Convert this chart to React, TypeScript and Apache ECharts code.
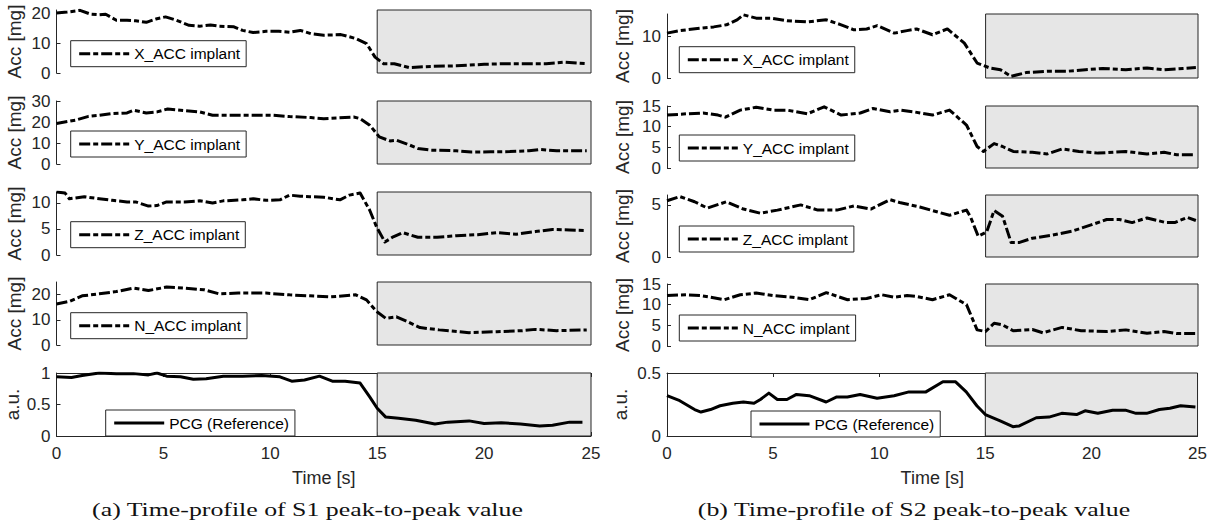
import React, { useEffect, useRef } from "react";
import * as echarts from "echarts";

type Pt = [number, number];

// ---- data (time [s], value) ----
const timeTicks = [0, 5, 10, 15, 20, 25];
const shadeStart = 15;
const shadeEnd = 25;

const s1X: Pt[] = [[0,20.0],[0.5,20.3],[1.1,20.9],[1.6,19.6],[2.0,19.4],[2.3,19.6],[2.8,17.6],[3.3,17.6],[3.7,17.4],[4.2,16.9],[4.7,18.1],[5.1,18.7],[5.6,17.6],[6.2,15.9],[6.7,15.6],[7.2,16.0],[7.6,15.6],[8.3,15.4],[8.7,14.2],[9.2,13.5],[9.8,13.9],[10.4,13.9],[10.9,13.6],[11.4,14.2],[11.9,13.1],[12.5,12.6],[13.3,12.8],[14.0,11.5],[14.5,9.8],[14.9,5.3],[15.3,3.1],[15.8,3.1],[16.5,1.8],[17.5,2.2],[18.7,2.4],[20.0,2.9],[21.0,3.1],[22.1,3.1],[22.9,3.1],[23.7,3.6],[24.8,3.1]];
const s1Y: Pt[] = [[0,19.3],[0.9,20.9],[1.5,22.7],[2.0,23.2],[2.6,24.0],[3.3,24.3],[3.6,25.6],[4.2,24.3],[4.7,24.8],[5.2,26.2],[5.8,25.6],[6.7,24.8],[7.3,23.2],[8.3,23.2],[9.2,23.2],[10.1,23.2],[10.9,22.6],[11.9,22.1],[12.5,21.6],[13.1,21.9],[13.9,22.4],[14.2,21.6],[14.65,18.5],[15.1,12.9],[15.6,11.0],[15.9,11.3],[16.4,9.5],[16.9,7.4],[17.5,6.6],[18.7,6.3],[19.4,5.7],[20.3,5.8],[21.2,5.9],[22.1,6.3],[22.6,6.9],[23.4,6.3],[24.8,6.3]];
const s1Z: Pt[] = [[0,12.1],[0.4,11.9],[0.6,10.8],[1.3,11.2],[2.0,10.8],[2.6,10.5],[3.3,10.2],[3.7,10.2],[4.3,9.4],[4.7,9.5],[5.15,10.2],[6.0,10.2],[6.7,10.4],[7.3,10.0],[7.8,10.4],[8.7,10.6],[9.2,10.8],[9.8,10.5],[10.45,10.6],[10.9,11.5],[11.4,11.3],[11.85,11.2],[12.5,11.1],[13.26,10.6],[13.7,11.5],[14.2,11.9],[14.65,8.6],[14.97,5.4],[15.36,2.5],[15.75,3.5],[16.2,4.3],[16.9,3.4],[17.8,3.4],[18.7,3.7],[19.7,3.9],[20.6,4.3],[21.5,4.0],[22.4,4.5],[23.2,4.9],[24.0,4.8],[24.8,4.7]];
const s1N: Pt[] = [[0,16.3],[0.6,17.3],[1.2,19.5],[2.0,20.3],[2.8,21.2],[3.6,22.6],[4.3,21.6],[5.15,23.0],[6.0,22.6],[6.9,21.9],[7.6,20.3],[8.5,20.6],[9.8,20.6],[10.9,19.9],[11.85,19.5],[12.8,19.1],[14.0,19.9],[14.5,17.9],[14.97,13.3],[15.4,10.6],[15.9,11.2],[16.4,9.3],[17.0,6.9],[17.9,6.0],[19.3,4.9],[20.6,5.3],[21.8,5.7],[22.4,6.2],[23.4,5.7],[24.8,6.0]];
const s1P: Pt[] = [[0,0.94],[0.7,0.93],[1.2,0.96],[2.0,1.0],[2.8,0.99],[3.6,0.99],[4.3,0.97],[4.7,1.0],[5.15,0.95],[5.8,0.94],[6.4,0.90],[7.0,0.91],[7.8,0.95],[8.7,0.95],[9.6,0.96],[10.45,0.94],[11.0,0.87],[11.6,0.89],[12.3,0.95],[12.9,0.87],[13.5,0.87],[14.2,0.84],[14.65,0.62],[15.0,0.44],[15.4,0.30],[16.0,0.28],[16.8,0.25],[17.7,0.19],[18.3,0.22],[19.3,0.24],[20.0,0.20],[20.8,0.21],[21.7,0.19],[22.6,0.16],[23.2,0.17],[24.0,0.22],[24.6,0.22]];

const s2X: Pt[] = [[0,10.8],[0.6,11.4],[1.6,12.0],[2.2,12.3],[2.8,12.8],[3.3,14.0],[3.6,15.2],[4.2,14.4],[4.9,14.4],[5.65,13.8],[6.6,13.5],[7.5,14.0],[8.2,12.8],[8.8,11.6],[9.4,11.8],[9.9,12.6],[10.7,10.8],[11.3,11.4],[11.75,11.8],[12.5,10.4],[13.2,11.8],[14.0,8.4],[14.6,3.6],[15.2,2.4],[15.7,2.0],[16.2,0.4],[16.9,1.3],[17.9,1.6],[18.8,1.6],[19.7,2.0],[20.5,2.3],[21.6,2.0],[22.6,2.4],[23.4,2.0],[24.3,2.3],[24.9,2.5]];
const s2Y: Pt[] = [[0,12.8],[0.9,13.1],[1.7,13.3],[2.4,12.8],[2.75,12.3],[3.45,14.0],[4.2,14.7],[5.0,14.0],[5.65,14.0],[6.6,13.1],[7.4,14.8],[8.2,12.8],[9.1,13.3],[9.7,14.4],[10.5,13.6],[11.0,14.0],[11.6,13.6],[12.5,12.8],[13.3,14.0],[14.1,10.4],[14.6,5.2],[14.9,4.0],[15.4,5.9],[15.8,5.2],[16.3,4.0],[17.2,3.8],[17.9,3.4],[18.6,4.6],[19.4,4.0],[20.3,3.6],[21.6,4.0],[22.6,3.4],[23.4,3.8],[24.0,3.2],[24.9,3.2]];
const s2Z: Pt[] = [[0,5.4],[0.6,5.8],[1.3,5.3],[1.9,4.7],[2.8,5.3],[3.6,4.6],[4.4,4.2],[5.2,4.5],[6.3,5.0],[7.1,4.5],[8.0,4.5],[8.8,4.9],[9.6,4.6],[10.5,5.5],[11.0,5.2],[11.9,4.8],[13.3,4.0],[14.1,4.5],[14.3,3.8],[14.65,2.0],[15.05,2.4],[15.4,4.45],[15.8,3.9],[16.2,1.4],[16.6,1.4],[17.2,1.8],[18.15,2.1],[19.1,2.5],[20.0,3.1],[20.7,3.6],[21.3,3.6],[21.9,3.3],[22.6,3.75],[23.5,3.3],[23.9,3.3],[24.5,3.8],[24.9,3.5]];
const s2N: Pt[] = [[0,12.2],[0.9,12.4],[1.6,12.2],[2.7,11.2],[3.45,12.4],[4.2,12.8],[5.0,12.2],[5.9,11.8],[6.7,11.2],[7.5,12.9],[8.5,11.2],[9.4,11.5],[10.1,12.4],[10.7,11.8],[11.3,12.2],[11.75,12.0],[12.5,11.2],[13.3,12.4],[14.1,10.0],[14.6,3.9],[15.0,3.5],[15.4,5.5],[15.8,5.1],[16.3,3.7],[17.2,4.0],[17.7,3.2],[18.6,4.5],[19.5,3.7],[20.7,3.5],[21.6,3.9],[22.6,3.1],[23.4,3.5],[24.0,3.0],[24.9,3.0]];
const s2P: Pt[] = [[0,0.32],[0.6,0.28],[1.3,0.21],[1.6,0.19],[2.05,0.21],[2.5,0.24],[3.1,0.26],[3.6,0.27],[4.1,0.26],[4.4,0.29],[4.8,0.34],[5.2,0.29],[5.65,0.29],[6.1,0.33],[6.7,0.32],[7.5,0.27],[8.0,0.31],[8.5,0.31],[9.1,0.33],[9.9,0.30],[10.7,0.32],[11.4,0.35],[12.2,0.35],[13.0,0.43],[13.6,0.43],[14.1,0.35],[14.6,0.24],[15.0,0.17],[15.7,0.12],[16.3,0.074],[16.6,0.08],[17.4,0.145],[18.0,0.15],[18.6,0.18],[19.3,0.17],[19.7,0.20],[20.3,0.18],[21.0,0.205],[21.6,0.205],[22.1,0.18],[22.6,0.18],[23.2,0.21],[23.7,0.22],[24.2,0.24],[24.9,0.23]];

// y-axis tick labels and extents per panel
const seriesNames = ["X_ACC implant", "Y_ACC implant", "Z_ACC implant", "N_ACC implant", "PCG (Reference)"];
const leftTicks = [[0, 10, 20], [0, 10, 20, 30], [0, 5, 10], [0, 10, 20], [0, 0.5, 1]];
const leftMax = [21, 30, 12.1, 25, 1];
const rightTicks = [[0, 10], [0, 5, 10, 15], [0, 5], [0, 5, 10, 15], [0, 0.5]];
const rightMax = [15.4, 15, 5.95, 15, 0.5];
const leftData = [s1X, s1Y, s1Z, s1N, s1P];
const rightData = [s2X, s2Y, s2Z, s2N, s2P];
const yNames = ["Acc [mg]", "Acc [mg]", "Acc [mg]", "Acc [mg]", "a.u."];
const xName = "Time [s]";
const captions = ["(a) Time-profile of S1 peak-to-peak value", "(b) Time-profile of S2 peak-to-peak value"];

// ---- layout ----
const colLeft = [56.5, 667];
const colWidth = [534.5, 531];
const rowTop = [[10, 101, 192, 282, 373], [14, 106, 195, 284, 373]];
const rowHeight = [[63, 63, 63, 63, 63], [64, 62, 62, 62, 63]];
const legendTop = [[40.7, 131, 221.7, 312.7, 410], [46.7, 135, 226, 315, 411]];
const legendLeft = [[70.7, 70.7, 70.7, 70.7, 105.7], [679.3, 679.3, 679.3, 679.3, 751]];
const yNameGap = [[33, 33, 33, 33, 35], [35.5, 35.5, 35.5, 35.5, 37]];
const captionX = [307.5, 914];

const AXIS = "#262626";
const FONT = '"Liberation Sans", Arial, Helvetica, sans-serif';
const DASH = [11, 3, 5, 3];

function buildOption() {
  const grid: any[] = [];
  const xAxis: any[] = [];
  const yAxis: any[] = [];
  const series: any[] = [];
  const legend: any[] = [];
  let gi = 0;
  for (let c = 0; c < 2; c++) {
    const ticksArr = c === 0 ? leftTicks : rightTicks;
    const maxArr = c === 0 ? leftMax : rightMax;
    const dataArr = c === 0 ? leftData : rightData;
    for (let r = 0; r < 5; r++) {
      const isPcg = r === 4;
      const ticks = ticksArr[r];
      grid.push({ left: colLeft[c], top: rowTop[c][r], width: colWidth[c], height: rowHeight[c][r] });
      const xi = xAxis.length;
      xAxis.push({
        gridIndex: gi, type: "value", min: 0, max: 25, interval: 5,
        show: isPcg,
        axisLine: { show: true, onZero: false, lineStyle: { color: AXIS, width: 1 } },
        axisTick: { show: true, inside: true, length: 4, lineStyle: { color: AXIS } },
        axisLabel: { show: true, fontSize: 17, color: AXIS, fontFamily: FONT, margin: 9,
          customValues: timeTicks },
        splitLine: { show: false },
        name: isPcg ? xName : "", nameLocation: "middle", nameGap: 33,
        nameTextStyle: { fontSize: 18, color: AXIS, fontFamily: FONT },
      });
      if (isPcg) {
        xAxis.push({
          gridIndex: gi, type: "value", min: 0, max: 25, interval: 5, position: "top",
          axisLine: { show: true, onZero: false, lineStyle: { color: AXIS, width: 1 } },
          axisTick: { show: true, inside: true, length: 4, lineStyle: { color: AXIS } },
          axisLabel: { show: false }, splitLine: { show: false },
        });
      }
      const step = ticks[1] - ticks[0];
      yAxis.push({
        gridIndex: gi, type: "value", min: 0, max: maxArr[r], interval: step,
        axisLine: { show: true, onZero: false, lineStyle: { color: AXIS, width: 1 } },
        axisTick: { show: true, inside: true, length: 4, lineStyle: { color: AXIS }, customValues: ticks },
        axisLabel: {
          show: true, fontSize: 17, color: AXIS, fontFamily: FONT, margin: 6, customValues: ticks,
          formatter: (v: number) => (ticks.some((t) => Math.abs(t - v) < 1e-9) ? String(v) : ""),
        },
        splitLine: { show: false },
        name: yNames[r], nameLocation: "middle", nameGap: yNameGap[c][r],
        nameTextStyle: { fontSize: 19, color: AXIS, fontFamily: FONT },
      });
      series.push({
        name: "band" + gi, type: "line", xAxisIndex: xi, yAxisIndex: gi, data: [], z: 1,
        silent: true,
        markArea: {
          silent: true,
          itemStyle: { color: "#e6e6e6", borderColor: AXIS, borderWidth: 1 },
          data: [[{ xAxis: shadeStart }, { xAxis: shadeEnd }]],
        },
      });
      series.push({
        name: seriesNames[r], type: "line", xAxisIndex: xi, yAxisIndex: gi, data: dataArr[r],
        z: 3, showSymbol: false, symbol: "none", smooth: false, clip: true,
        lineStyle: { color: "#000", width: 3, type: isPcg ? "solid" : DASH, cap: "butt", join: "round" },
      });
      legend.push({
        data: [seriesNames[r]], left: legendLeft[c][r], top: legendTop[c][r],
        backgroundColor: "#fff", borderColor: AXIS, borderWidth: 1, borderRadius: 0,
        padding: [5, 6, 5, 7], itemWidth: 50, itemHeight: 14, itemGap: 0, selectedMode: false,
        lineStyle: { color: "#000", width: 3, type: isPcg ? "solid" : DASH, cap: "butt" },
        itemStyle: { color: "#000", opacity: 0 },
        textStyle: { fontSize: 15.5, color: "#000", fontFamily: FONT },
      });
      gi++;
    }
  }
  const graphic = captions.map((t, i) => ({
    type: "text", x: captionX[i], y: 510, scaleX: 1.36, silent: true,
    style: { text: t, font: '19px "Liberation Serif", "Times New Roman", serif', fill: "#111",
      textAlign: "center", textVerticalAlign: "middle" },
  }));
  return { animation: false, grid, xAxis, yAxis, series, legend, graphic, backgroundColor: "#fff" };
}

export default function App() {
  const ref = useRef<HTMLDivElement>(null);
  useEffect(() => {
    if (!ref.current) return;
    const chart = echarts.init(ref.current, undefined, { renderer: "svg" });
    chart.setOption(buildOption() as any);
    return () => chart.dispose();
  }, []);
  return <div ref={ref} style={{ position: "fixed", left: 0, top: 0, width: 1210, height: 529 }} />;
}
──────────
Omit the pictures, then repeat exactly each line from the beginning of the listing through the line with "const shadeEnd = 25;".

SOLUTION TO THE EXERCISE
Convert this chart to React, TypeScript and Apache ECharts code.
import React, { useEffect, useRef } from "react";
import * as echarts from "echarts";

type Pt = [number, number];

// ---- data (time [s], value) ----
const timeTicks = [0, 5, 10, 15, 20, 25];
const shadeStart = 15;
const shadeEnd = 25;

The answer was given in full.